Set task
Pull out of the data below the stretch of lines bounded by the one containing "The picture is" and the one containing "var angleDeg = d3.range(0, 361, 5);", both bounds included, unchanged.

-- START OF Collected data --

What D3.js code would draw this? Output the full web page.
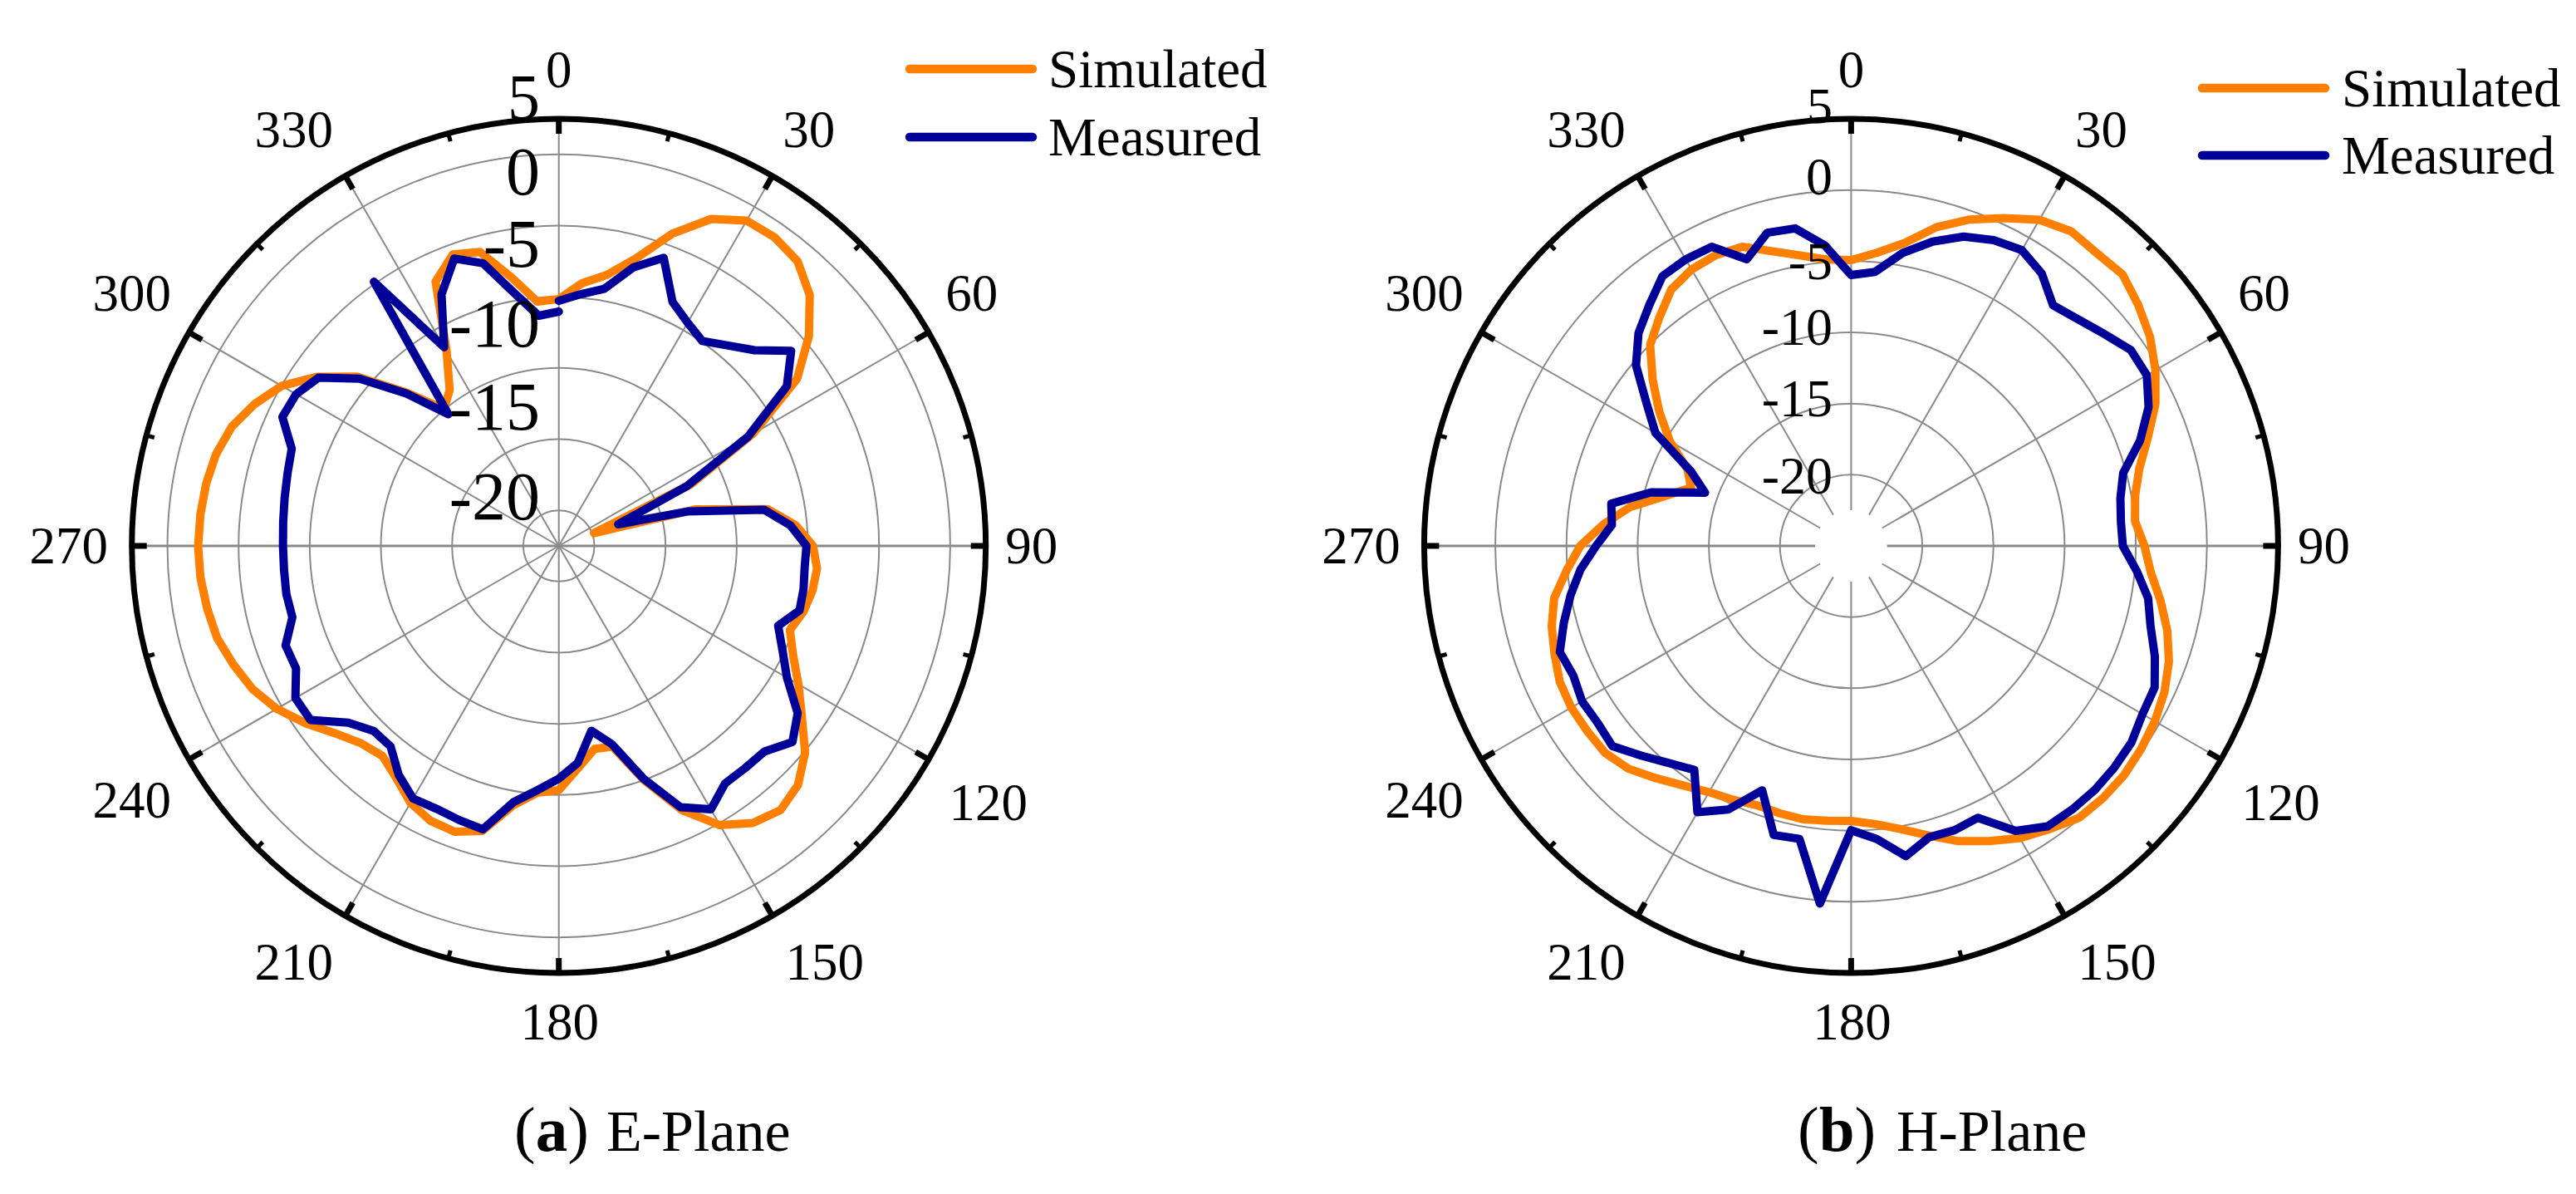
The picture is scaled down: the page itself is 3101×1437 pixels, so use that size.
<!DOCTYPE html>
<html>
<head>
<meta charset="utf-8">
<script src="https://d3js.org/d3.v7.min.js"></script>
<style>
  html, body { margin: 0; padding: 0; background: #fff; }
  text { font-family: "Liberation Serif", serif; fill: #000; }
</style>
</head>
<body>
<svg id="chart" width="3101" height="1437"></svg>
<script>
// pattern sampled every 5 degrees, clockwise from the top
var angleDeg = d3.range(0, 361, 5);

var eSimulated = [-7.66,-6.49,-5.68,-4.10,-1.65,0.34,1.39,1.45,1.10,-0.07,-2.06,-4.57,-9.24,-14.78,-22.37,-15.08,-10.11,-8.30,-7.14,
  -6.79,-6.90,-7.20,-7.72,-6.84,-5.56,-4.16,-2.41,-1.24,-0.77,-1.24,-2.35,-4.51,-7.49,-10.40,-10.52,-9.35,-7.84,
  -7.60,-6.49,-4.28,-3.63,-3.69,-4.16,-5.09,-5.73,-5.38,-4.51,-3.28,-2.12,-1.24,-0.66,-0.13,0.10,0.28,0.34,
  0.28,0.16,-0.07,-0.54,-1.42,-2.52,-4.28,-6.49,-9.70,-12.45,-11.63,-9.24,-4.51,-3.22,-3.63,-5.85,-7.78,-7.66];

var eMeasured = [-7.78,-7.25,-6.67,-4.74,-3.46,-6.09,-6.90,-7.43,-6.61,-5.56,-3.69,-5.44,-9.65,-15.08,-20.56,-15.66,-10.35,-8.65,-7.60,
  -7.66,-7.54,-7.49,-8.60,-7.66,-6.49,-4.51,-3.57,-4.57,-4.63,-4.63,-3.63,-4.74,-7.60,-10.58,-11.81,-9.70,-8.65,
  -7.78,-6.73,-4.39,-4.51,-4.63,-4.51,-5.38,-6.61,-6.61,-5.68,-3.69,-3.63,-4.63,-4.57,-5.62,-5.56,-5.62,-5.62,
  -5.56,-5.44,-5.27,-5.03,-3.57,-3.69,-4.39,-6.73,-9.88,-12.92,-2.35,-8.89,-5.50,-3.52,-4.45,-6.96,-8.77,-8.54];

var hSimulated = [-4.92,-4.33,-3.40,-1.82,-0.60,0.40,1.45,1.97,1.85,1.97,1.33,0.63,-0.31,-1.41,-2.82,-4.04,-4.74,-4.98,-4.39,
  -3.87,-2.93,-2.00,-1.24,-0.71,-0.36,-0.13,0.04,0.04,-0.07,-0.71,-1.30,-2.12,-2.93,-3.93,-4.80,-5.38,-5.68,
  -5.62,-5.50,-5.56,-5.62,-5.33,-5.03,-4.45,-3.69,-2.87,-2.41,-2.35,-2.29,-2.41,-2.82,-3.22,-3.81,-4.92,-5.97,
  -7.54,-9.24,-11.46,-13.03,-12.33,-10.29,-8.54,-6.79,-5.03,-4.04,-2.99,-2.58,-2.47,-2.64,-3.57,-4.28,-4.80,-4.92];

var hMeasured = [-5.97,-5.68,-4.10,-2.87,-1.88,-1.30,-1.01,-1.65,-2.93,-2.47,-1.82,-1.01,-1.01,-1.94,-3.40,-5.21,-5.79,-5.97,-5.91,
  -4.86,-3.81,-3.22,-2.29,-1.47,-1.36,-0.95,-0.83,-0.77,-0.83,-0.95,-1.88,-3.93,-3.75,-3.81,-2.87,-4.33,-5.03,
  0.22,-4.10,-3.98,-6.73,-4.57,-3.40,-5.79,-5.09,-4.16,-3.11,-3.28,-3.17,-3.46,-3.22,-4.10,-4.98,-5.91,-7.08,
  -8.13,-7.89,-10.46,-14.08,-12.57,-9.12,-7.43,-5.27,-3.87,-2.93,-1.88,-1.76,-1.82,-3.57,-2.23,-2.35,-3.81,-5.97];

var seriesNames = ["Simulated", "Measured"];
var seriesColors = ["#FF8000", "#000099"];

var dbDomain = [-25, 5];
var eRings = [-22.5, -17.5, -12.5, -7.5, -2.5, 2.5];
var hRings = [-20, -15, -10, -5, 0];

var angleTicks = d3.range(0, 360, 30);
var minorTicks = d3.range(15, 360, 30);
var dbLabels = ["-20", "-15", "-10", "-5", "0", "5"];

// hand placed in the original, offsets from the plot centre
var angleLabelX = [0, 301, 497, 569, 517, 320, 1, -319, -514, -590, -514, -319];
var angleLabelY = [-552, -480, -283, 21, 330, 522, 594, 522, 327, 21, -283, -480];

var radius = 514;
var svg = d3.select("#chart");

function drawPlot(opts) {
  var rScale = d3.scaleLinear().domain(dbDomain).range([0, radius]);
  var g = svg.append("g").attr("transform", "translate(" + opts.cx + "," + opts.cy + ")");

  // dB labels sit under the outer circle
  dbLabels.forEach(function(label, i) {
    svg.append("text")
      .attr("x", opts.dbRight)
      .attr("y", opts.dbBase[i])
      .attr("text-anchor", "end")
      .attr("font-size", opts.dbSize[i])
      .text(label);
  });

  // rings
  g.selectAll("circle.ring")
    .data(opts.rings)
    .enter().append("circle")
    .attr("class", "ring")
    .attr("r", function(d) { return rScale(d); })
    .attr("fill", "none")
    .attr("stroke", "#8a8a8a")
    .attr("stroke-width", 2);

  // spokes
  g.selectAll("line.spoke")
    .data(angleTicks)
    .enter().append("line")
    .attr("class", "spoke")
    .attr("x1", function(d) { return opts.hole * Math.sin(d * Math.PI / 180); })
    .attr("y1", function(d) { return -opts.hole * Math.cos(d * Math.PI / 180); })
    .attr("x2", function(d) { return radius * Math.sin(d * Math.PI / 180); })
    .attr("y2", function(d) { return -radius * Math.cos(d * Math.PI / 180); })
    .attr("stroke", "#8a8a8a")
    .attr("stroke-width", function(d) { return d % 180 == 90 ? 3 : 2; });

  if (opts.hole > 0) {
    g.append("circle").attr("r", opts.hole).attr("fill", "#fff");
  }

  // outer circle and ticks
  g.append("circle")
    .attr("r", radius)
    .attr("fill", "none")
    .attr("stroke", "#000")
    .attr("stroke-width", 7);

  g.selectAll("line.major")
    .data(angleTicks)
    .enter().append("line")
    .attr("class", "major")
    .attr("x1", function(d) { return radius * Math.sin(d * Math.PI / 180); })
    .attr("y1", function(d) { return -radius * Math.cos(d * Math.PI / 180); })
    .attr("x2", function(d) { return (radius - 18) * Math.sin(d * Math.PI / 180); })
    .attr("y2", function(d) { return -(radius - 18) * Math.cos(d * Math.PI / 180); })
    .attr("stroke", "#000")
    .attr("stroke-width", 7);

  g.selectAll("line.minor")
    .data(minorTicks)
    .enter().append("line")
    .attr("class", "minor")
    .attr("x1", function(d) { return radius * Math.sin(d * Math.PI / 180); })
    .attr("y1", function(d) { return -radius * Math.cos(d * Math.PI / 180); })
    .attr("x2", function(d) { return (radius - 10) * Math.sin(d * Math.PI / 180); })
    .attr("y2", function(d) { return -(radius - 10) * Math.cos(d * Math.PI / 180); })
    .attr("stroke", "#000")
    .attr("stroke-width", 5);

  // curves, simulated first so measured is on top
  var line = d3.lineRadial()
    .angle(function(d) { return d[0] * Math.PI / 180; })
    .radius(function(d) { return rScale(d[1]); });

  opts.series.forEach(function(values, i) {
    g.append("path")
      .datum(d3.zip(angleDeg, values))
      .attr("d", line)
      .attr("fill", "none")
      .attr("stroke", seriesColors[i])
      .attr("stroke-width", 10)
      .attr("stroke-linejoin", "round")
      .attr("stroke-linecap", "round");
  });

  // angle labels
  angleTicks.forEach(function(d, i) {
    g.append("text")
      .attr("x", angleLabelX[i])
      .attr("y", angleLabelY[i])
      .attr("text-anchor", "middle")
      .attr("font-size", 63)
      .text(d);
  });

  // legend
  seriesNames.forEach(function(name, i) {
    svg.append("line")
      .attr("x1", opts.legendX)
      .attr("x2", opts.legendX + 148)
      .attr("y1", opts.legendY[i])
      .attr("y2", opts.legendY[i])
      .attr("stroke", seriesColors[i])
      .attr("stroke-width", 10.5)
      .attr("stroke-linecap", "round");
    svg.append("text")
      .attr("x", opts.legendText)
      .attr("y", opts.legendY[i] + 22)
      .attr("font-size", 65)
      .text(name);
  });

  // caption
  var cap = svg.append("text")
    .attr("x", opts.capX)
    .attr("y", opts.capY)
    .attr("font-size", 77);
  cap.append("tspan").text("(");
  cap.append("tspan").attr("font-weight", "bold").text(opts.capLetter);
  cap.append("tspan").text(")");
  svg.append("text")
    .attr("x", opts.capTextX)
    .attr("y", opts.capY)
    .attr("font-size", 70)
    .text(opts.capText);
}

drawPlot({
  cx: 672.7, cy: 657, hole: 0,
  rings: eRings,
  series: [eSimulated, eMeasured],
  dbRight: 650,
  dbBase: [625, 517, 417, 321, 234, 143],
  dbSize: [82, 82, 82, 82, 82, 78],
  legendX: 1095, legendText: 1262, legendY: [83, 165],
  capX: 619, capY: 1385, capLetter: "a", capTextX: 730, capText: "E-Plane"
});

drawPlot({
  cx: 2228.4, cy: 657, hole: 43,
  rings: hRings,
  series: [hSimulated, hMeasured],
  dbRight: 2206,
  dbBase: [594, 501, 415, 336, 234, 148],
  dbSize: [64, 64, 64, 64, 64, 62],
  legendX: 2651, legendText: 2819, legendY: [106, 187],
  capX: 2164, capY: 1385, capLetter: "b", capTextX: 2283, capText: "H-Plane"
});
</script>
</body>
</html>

-- END OF Collected data --

Exercise answer
The picture is scaled down: the page itself is 3101×1437 pixels, so use that size.
<!DOCTYPE html>
<html>
<head>
<meta charset="utf-8">
<script src="https://d3js.org/d3.v7.min.js"></script>
<style>
  html, body { margin: 0; padding: 0; background: #fff; }
  text { font-family: "Liberation Serif", serif; fill: #000; }
</style>
</head>
<body>
<svg id="chart" width="3101" height="1437"></svg>
<script>
// pattern sampled every 5 degrees, clockwise from the top
var angleDeg = d3.range(0, 361, 5);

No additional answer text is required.